Who will be responsible for the areas that they know nothing about yet? This is the responsibility of the ADI, so a great deal of help will be needed here.
However the sharing of risk is divided, this must be agreed by the student, but this agreement does not need to be set in stone for the duration of the lesson. Ultimately the ADI is responsible for the safety of the car, occupants and other road users, so if you need to take a bit of responsibility back (more help), or indeed give the student a bit more responsibility (less help), then this must be discussed and agreed with the student.
On The Move
Risk should also be managed on the move. Keeping the roundabouts topic as an example, the ADI needs to use Q&A to manage risk in other areas of development, not just on roundabouts, for example:
At junctions: "Tell me when you think it's safe to go"
At the brow of a hill: "What are you preparing for as you approach the brow"
Meeting situations: "How will you know if the vehicle ahead is going to hold back"
These are just some examples but there are of course many more.
When does a situation become safety critical?
The easy answer to this is when the ADI has to intervene either verbally or physically to avoid danger.
The above question examples are a 'call to action', and gives the student an opportunity to demonstrate that they are dealing with the potential danger, the ADI expects the correct response, but what happens if the student does not respond in the expected way? The ADI needs to then respond verbally by telling the student what they need to do. If the student does not respond to the instruction, the ADI would then need to take control by maybe using the dual controls.
If an intervention by the ADI, either verbally or physically, is necessary then it is imperative that the student has an opportunity to discuss the situation and the ADI helps them to come up with a solution of how to deal with similar situations in the future and not just ignore the issue as if it never happened!! Give them lots of help.

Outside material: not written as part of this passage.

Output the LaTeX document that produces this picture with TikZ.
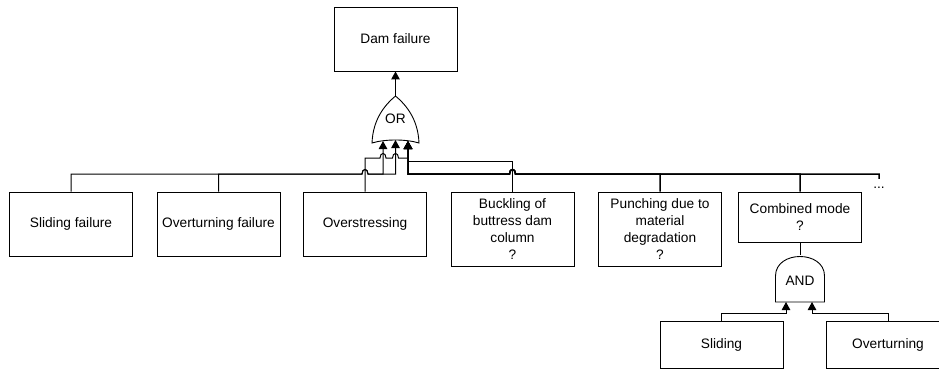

The next question the ADI needs to ask themselves is:
Will this situation affect the success of the student to achieve their learning outcomes for this lesson?
Yes? Change the lesson plan
No? Ask the student if they wish to change the lesson plan
For example: A lesson on how to deal with roundabouts has been agreed, the student has tried to emerge at a junction unsafely. Here the lesson plan must be changed.
However, if their lesson plan is to improve their reverse around a corner and they had the same problem, the lesson plan does not necessarily need to be changed but the student must be given the choice. If their choice is to continue with the original plan, in this instance this is completely acceptable but, help will be required to prevent the same issue reoccurring. In other words you must agree what help is required if the same situation arises.
So we can see that the responsibility for risk continues throughout the driving lesson and is shared by agreement between ADI and student. If the responsibility for risk shifts this must be discussed and agreed.
I hope this helps to clarify the this section of the Standards Check and I wish all of you who are awaiting the day the very best of luck.